Scan the lines below; pull out those with "Write".

#### Rows:
--- START ---

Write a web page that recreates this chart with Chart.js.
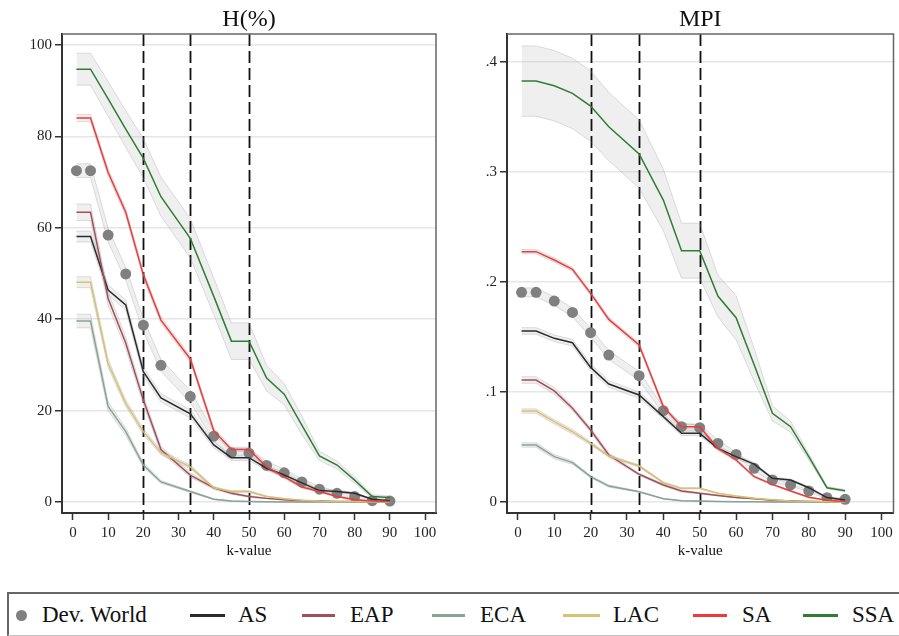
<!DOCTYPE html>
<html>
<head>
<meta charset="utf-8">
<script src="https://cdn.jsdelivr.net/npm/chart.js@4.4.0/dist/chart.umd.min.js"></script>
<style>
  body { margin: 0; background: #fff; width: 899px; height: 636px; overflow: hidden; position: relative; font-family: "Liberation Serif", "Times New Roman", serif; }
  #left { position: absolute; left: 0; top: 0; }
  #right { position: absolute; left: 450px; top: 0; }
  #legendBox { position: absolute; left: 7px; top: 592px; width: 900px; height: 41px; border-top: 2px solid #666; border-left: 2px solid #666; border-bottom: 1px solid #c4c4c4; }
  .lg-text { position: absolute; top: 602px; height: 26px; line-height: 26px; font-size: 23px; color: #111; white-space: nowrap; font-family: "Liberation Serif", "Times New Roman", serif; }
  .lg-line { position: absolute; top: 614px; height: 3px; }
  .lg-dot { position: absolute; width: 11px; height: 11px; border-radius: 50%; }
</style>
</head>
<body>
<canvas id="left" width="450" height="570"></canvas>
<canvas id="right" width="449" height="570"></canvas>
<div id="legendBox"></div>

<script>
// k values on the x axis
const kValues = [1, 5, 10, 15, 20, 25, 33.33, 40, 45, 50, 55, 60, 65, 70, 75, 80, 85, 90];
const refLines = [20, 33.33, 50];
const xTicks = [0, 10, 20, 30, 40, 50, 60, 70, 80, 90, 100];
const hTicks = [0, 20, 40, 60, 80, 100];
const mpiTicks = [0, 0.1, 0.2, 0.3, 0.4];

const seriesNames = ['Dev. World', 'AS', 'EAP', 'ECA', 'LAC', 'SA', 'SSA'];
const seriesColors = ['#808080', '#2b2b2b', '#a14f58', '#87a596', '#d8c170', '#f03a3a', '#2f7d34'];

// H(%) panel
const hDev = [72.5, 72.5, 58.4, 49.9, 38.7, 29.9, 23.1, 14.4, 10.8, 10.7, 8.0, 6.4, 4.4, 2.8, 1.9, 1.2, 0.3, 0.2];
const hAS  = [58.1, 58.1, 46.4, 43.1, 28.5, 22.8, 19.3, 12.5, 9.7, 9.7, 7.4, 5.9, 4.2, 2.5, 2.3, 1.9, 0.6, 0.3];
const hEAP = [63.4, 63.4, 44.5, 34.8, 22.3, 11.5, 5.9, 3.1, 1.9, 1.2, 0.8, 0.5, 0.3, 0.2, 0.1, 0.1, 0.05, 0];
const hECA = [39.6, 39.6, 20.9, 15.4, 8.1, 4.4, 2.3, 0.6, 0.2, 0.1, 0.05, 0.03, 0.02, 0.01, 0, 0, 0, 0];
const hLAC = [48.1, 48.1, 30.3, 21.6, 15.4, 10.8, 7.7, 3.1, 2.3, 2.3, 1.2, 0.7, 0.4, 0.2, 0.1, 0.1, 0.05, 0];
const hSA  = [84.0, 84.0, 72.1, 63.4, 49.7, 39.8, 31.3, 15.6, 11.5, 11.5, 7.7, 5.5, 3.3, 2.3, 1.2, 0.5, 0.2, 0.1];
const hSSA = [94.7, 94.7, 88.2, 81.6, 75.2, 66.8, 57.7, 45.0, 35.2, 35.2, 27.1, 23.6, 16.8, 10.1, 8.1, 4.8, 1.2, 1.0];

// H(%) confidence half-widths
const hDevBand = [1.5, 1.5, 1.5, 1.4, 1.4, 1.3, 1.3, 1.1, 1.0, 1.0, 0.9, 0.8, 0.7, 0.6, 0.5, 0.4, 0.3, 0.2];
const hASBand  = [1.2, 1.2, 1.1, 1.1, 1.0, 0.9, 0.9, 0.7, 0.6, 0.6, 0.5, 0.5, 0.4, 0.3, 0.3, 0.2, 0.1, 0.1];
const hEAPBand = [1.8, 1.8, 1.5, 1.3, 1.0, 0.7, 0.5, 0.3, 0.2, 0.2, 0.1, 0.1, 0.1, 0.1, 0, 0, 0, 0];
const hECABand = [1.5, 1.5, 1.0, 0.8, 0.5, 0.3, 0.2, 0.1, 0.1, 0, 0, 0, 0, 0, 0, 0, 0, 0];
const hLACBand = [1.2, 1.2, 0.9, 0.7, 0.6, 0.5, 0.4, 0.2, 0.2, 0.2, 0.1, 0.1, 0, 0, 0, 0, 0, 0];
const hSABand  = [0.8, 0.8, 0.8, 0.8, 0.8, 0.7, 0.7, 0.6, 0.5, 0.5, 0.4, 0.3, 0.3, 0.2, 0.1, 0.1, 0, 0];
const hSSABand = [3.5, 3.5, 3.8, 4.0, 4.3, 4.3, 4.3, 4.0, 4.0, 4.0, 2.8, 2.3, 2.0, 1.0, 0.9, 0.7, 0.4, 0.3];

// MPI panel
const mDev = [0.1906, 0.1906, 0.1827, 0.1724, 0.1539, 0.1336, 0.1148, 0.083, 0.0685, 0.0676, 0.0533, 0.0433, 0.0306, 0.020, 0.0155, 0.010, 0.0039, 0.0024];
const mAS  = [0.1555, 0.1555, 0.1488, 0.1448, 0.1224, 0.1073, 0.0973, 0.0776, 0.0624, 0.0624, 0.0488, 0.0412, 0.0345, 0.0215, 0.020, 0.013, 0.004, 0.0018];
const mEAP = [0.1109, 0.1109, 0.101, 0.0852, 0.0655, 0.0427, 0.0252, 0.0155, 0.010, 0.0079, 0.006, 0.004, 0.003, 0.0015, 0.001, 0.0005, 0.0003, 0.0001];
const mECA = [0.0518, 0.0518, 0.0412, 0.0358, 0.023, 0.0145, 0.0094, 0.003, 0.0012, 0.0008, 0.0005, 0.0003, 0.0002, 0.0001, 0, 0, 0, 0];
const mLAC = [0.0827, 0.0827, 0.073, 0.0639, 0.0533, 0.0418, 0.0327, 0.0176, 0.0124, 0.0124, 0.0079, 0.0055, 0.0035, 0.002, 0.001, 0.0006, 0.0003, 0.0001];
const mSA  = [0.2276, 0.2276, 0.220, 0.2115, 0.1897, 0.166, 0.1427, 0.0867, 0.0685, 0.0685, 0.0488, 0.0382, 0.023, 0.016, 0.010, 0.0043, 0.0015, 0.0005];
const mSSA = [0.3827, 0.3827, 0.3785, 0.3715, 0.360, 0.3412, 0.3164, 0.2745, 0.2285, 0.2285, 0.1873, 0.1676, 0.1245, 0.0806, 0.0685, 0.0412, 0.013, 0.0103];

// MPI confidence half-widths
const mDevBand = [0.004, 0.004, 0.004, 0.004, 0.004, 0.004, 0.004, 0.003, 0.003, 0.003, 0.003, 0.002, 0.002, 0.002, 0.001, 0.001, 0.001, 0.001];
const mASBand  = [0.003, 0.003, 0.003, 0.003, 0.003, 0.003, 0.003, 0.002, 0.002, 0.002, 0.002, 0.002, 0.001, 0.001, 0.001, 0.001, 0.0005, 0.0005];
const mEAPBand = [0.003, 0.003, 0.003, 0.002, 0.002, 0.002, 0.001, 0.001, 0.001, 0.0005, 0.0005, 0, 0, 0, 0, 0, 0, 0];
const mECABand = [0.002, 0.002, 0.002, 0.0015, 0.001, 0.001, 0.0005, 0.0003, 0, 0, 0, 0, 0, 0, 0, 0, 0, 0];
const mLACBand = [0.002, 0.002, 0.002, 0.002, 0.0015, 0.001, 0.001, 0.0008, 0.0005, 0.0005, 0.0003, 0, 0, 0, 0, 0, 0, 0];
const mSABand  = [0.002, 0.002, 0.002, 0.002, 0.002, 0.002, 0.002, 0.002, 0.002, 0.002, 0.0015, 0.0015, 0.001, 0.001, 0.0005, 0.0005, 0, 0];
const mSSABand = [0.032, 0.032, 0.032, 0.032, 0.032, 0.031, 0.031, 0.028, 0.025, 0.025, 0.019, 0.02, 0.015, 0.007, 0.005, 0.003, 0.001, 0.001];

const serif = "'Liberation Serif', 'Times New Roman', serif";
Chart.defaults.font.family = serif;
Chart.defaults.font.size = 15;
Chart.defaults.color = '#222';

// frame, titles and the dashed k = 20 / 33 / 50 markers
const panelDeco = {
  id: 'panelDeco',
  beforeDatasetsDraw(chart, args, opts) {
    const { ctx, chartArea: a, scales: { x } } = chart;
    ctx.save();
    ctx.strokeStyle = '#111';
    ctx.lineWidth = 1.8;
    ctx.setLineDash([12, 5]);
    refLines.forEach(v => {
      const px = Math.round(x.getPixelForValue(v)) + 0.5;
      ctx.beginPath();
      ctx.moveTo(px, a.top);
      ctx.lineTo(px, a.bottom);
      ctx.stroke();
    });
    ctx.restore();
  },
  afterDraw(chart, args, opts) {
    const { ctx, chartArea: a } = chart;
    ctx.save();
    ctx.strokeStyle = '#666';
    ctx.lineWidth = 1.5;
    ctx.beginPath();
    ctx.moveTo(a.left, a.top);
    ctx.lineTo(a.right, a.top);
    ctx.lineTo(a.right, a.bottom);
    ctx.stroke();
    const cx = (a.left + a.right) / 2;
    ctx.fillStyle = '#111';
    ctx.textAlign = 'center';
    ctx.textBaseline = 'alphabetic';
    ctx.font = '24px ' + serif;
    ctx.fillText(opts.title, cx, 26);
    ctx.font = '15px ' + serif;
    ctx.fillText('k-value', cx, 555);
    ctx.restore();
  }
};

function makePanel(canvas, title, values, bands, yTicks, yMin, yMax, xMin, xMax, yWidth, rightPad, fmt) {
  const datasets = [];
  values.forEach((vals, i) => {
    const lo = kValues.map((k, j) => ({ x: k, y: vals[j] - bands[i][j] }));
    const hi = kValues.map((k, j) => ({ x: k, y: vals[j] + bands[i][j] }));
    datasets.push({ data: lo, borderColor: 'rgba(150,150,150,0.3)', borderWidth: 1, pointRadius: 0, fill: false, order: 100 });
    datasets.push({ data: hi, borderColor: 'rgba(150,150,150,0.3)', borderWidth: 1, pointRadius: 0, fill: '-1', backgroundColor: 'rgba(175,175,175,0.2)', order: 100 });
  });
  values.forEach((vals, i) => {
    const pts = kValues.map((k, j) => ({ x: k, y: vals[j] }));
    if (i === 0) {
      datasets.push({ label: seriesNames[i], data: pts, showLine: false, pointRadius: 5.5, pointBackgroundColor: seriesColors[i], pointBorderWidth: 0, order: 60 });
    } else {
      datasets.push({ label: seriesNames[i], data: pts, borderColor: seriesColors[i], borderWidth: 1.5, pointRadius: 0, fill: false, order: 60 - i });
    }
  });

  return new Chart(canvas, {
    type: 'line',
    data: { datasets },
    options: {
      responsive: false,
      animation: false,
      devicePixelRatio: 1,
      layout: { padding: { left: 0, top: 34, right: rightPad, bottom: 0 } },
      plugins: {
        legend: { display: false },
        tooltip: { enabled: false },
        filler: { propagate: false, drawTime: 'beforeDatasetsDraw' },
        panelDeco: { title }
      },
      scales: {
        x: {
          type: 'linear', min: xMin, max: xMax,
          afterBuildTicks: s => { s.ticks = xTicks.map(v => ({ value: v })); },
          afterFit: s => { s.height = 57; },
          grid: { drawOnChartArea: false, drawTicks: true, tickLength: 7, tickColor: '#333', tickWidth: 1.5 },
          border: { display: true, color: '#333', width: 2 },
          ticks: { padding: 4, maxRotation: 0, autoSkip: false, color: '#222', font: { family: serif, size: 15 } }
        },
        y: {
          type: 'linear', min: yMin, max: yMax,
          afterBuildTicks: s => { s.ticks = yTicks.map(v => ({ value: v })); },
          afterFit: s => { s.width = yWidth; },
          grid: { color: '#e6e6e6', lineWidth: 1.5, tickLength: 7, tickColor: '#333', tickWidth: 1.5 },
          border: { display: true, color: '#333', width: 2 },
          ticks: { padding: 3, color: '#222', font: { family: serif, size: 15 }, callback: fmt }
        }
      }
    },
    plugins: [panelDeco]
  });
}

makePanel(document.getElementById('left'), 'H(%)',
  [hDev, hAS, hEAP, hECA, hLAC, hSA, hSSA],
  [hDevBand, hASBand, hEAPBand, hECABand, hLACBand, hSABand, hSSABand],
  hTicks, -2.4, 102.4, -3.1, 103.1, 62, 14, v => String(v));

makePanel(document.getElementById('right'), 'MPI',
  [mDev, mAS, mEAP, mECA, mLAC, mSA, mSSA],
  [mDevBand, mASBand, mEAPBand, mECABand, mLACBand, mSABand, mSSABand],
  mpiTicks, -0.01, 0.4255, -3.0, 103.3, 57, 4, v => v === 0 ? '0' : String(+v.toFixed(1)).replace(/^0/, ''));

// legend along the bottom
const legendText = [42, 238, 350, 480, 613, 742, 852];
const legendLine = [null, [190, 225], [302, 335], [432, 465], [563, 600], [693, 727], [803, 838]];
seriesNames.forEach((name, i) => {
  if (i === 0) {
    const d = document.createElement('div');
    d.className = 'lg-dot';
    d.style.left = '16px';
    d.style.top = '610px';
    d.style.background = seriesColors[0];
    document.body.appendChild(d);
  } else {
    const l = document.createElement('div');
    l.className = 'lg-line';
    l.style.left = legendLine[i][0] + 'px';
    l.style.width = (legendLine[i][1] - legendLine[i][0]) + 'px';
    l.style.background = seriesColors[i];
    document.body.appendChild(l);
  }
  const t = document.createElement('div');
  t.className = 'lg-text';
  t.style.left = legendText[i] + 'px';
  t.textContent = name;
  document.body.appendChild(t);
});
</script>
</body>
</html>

--- END ---
--- START ---

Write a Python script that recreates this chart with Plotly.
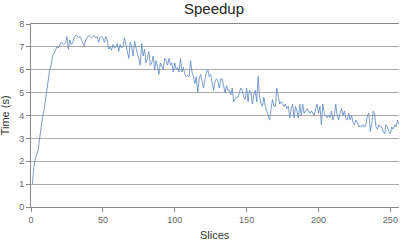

--- END ---

#### Final answer:
Write a web page that recreates this chart with Chart.js.
Write a Python script that recreates this chart with Plotly.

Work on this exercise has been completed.